→ EXTRACTED INFORMATION
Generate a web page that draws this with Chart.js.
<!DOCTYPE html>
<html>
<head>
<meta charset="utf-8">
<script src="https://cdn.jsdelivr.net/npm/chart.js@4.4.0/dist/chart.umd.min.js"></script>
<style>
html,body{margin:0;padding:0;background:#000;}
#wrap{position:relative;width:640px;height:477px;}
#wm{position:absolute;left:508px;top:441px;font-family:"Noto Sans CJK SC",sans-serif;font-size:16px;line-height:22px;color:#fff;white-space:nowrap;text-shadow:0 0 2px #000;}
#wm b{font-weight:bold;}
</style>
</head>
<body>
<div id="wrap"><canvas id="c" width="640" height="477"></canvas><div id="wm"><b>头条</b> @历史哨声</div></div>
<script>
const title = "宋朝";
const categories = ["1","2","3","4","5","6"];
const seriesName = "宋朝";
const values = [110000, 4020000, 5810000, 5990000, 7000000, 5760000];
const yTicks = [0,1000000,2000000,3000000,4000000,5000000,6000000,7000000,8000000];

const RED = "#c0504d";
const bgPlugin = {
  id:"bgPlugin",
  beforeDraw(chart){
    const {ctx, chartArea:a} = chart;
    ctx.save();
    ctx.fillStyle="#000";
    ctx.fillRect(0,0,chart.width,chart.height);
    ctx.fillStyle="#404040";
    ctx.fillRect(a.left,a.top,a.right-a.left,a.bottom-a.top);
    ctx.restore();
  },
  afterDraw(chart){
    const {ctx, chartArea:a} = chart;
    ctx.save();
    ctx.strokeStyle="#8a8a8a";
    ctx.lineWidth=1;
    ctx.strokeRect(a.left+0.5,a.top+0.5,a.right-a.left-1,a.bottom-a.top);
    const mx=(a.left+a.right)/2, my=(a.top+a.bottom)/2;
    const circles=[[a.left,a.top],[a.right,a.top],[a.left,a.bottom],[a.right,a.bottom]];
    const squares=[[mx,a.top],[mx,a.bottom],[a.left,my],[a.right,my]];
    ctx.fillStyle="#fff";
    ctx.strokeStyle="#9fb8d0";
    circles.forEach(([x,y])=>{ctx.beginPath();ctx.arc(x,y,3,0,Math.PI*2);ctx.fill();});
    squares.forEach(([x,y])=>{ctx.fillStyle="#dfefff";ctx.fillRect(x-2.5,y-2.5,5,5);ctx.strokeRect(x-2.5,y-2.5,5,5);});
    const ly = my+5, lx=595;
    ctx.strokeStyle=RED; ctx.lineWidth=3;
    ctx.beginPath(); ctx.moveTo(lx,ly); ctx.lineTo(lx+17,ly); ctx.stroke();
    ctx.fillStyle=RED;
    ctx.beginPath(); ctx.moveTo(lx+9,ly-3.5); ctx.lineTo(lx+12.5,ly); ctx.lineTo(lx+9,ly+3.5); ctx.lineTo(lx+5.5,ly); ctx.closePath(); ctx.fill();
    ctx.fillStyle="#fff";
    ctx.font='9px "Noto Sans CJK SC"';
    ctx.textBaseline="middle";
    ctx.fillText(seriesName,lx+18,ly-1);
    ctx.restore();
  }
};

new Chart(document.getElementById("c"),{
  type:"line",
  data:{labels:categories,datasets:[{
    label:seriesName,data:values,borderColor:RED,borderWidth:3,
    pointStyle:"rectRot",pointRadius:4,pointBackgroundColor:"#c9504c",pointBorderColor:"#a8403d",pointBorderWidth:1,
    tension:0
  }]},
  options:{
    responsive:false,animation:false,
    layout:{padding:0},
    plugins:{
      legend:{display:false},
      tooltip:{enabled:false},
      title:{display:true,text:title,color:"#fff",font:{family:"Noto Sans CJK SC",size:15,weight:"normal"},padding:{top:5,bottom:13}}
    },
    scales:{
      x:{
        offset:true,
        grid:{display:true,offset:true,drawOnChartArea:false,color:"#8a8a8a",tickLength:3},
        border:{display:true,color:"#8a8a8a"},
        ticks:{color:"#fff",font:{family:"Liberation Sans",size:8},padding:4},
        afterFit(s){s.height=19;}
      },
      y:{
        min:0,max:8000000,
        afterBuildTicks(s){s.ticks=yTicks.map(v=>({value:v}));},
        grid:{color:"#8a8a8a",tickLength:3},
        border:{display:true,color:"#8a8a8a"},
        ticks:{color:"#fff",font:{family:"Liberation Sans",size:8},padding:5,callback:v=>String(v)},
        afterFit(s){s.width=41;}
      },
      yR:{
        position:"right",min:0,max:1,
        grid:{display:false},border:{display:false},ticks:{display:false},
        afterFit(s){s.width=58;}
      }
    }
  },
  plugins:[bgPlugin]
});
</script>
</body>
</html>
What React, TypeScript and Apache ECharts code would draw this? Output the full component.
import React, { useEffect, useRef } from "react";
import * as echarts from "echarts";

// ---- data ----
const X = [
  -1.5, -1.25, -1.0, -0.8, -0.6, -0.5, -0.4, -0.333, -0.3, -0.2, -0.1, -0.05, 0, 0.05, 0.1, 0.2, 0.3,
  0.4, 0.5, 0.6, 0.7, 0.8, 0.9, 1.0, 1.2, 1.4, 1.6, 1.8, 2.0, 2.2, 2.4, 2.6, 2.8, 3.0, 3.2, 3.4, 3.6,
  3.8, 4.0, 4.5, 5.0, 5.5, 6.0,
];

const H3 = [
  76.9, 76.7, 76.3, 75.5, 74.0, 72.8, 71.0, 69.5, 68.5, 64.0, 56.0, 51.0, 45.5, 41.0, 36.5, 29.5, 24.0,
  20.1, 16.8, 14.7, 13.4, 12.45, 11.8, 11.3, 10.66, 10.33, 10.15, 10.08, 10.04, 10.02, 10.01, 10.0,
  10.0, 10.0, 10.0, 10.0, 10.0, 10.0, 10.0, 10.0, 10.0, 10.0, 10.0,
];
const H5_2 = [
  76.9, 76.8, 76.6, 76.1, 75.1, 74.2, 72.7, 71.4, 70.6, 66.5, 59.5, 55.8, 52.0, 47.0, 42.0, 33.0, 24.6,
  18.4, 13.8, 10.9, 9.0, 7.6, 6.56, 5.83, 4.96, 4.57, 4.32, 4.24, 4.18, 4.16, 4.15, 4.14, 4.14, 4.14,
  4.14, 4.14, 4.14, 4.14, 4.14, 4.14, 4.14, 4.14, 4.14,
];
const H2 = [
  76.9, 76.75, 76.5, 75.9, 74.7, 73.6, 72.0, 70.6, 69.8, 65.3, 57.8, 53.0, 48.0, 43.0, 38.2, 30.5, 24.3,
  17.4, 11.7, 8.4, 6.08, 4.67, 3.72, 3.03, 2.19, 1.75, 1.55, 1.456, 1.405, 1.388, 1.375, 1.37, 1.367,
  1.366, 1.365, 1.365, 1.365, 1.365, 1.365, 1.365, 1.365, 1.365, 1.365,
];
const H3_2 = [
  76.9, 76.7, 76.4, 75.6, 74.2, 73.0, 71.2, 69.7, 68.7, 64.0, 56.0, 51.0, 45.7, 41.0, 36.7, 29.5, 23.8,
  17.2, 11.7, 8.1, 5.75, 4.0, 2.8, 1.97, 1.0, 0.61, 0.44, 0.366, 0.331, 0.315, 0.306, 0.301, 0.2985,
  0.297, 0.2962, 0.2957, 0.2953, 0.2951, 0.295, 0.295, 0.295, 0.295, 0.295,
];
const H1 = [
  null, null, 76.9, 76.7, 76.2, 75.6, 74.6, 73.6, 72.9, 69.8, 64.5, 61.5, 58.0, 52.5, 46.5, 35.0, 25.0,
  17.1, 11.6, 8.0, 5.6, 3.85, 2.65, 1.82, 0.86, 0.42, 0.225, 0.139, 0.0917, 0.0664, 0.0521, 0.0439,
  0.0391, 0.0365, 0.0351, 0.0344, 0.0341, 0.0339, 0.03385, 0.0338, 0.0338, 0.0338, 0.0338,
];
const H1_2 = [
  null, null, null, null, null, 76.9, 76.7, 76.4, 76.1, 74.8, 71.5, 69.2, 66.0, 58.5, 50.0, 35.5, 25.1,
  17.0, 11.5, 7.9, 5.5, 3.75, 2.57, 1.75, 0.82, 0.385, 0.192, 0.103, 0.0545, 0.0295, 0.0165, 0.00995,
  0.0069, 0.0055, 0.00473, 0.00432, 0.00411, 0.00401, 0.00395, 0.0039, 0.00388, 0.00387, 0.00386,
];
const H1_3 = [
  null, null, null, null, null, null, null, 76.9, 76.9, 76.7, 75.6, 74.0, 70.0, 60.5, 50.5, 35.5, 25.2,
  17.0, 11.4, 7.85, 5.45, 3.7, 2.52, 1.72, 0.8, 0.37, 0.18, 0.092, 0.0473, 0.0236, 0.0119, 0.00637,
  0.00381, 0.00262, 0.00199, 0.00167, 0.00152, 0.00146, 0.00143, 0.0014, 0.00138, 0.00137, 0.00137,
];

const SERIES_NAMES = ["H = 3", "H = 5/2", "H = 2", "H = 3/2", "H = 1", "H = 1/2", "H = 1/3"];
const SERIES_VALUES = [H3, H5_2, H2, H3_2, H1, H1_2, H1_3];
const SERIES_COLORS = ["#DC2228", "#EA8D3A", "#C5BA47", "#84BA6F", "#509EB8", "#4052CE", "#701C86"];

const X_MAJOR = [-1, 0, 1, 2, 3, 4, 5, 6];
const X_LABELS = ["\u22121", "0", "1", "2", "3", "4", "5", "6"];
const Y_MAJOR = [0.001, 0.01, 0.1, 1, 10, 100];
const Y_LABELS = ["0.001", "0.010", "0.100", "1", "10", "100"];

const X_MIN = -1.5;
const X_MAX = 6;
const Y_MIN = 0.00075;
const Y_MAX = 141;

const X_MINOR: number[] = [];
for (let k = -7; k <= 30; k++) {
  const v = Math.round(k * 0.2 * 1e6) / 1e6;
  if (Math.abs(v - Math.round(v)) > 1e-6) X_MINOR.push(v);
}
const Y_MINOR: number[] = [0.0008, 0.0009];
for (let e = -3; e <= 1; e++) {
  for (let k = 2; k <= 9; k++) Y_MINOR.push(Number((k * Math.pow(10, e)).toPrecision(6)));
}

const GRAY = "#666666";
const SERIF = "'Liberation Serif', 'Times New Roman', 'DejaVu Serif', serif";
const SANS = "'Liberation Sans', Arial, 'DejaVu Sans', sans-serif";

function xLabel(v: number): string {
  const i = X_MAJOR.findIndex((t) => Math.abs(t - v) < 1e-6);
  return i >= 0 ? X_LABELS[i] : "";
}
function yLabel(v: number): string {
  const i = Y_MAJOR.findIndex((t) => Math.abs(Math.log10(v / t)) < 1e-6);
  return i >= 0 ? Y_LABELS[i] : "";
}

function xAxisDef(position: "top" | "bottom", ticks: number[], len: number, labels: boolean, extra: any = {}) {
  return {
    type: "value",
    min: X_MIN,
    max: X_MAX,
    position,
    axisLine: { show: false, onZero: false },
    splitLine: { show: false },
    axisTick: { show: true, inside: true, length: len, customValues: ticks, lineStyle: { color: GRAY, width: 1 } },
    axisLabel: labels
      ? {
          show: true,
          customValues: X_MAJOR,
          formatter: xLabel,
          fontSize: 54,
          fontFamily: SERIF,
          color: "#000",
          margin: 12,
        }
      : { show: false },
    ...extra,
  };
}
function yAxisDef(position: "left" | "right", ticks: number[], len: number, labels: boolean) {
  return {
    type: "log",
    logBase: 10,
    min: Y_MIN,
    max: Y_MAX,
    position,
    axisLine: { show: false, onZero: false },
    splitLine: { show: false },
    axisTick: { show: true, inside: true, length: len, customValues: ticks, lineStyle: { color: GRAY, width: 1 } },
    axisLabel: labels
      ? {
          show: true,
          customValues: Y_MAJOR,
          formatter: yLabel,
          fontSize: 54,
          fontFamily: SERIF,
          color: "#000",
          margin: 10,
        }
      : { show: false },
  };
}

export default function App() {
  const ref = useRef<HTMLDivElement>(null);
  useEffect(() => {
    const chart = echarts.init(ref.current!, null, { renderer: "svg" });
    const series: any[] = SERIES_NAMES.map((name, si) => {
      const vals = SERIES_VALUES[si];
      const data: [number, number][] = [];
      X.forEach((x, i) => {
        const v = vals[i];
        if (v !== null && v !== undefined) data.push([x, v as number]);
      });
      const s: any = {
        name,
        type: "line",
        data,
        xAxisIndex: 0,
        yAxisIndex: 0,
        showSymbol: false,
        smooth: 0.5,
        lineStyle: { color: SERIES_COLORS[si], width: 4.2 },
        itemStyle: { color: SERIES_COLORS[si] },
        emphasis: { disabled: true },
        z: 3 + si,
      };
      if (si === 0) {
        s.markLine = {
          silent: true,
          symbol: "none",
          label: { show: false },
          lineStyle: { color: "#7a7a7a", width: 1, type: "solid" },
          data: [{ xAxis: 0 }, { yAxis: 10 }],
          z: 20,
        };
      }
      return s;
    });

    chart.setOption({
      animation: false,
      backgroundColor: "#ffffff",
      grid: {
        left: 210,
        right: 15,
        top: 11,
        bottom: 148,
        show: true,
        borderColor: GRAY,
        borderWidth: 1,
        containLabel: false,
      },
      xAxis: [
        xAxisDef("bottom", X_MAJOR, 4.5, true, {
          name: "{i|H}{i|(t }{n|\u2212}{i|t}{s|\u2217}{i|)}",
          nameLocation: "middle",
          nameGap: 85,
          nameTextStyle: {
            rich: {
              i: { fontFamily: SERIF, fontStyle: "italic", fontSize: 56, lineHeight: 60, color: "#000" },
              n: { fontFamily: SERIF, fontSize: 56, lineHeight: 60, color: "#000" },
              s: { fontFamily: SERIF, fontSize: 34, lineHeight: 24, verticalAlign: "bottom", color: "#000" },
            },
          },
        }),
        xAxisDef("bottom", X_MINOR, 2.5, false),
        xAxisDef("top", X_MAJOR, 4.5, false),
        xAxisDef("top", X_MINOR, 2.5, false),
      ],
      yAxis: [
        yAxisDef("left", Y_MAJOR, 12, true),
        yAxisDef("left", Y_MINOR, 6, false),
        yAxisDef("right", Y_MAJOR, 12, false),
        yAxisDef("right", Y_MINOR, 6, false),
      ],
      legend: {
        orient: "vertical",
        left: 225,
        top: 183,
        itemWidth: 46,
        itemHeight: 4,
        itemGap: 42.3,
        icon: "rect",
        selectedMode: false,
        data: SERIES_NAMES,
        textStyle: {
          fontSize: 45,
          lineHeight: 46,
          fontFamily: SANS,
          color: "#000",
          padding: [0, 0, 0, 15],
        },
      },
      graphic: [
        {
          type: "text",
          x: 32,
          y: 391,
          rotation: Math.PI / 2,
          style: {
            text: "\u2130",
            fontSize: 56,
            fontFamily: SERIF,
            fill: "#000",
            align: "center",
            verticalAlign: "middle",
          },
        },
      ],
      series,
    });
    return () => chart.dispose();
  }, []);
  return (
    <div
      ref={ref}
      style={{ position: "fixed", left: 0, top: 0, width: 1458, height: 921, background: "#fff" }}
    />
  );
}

→ TASK REQUIREMENTS
Show each line holding the word "this".

→ RESPONSE
Generate a web page that draws this with Chart.js.
What React, TypeScript and Apache ECharts code would draw this? Output the full component.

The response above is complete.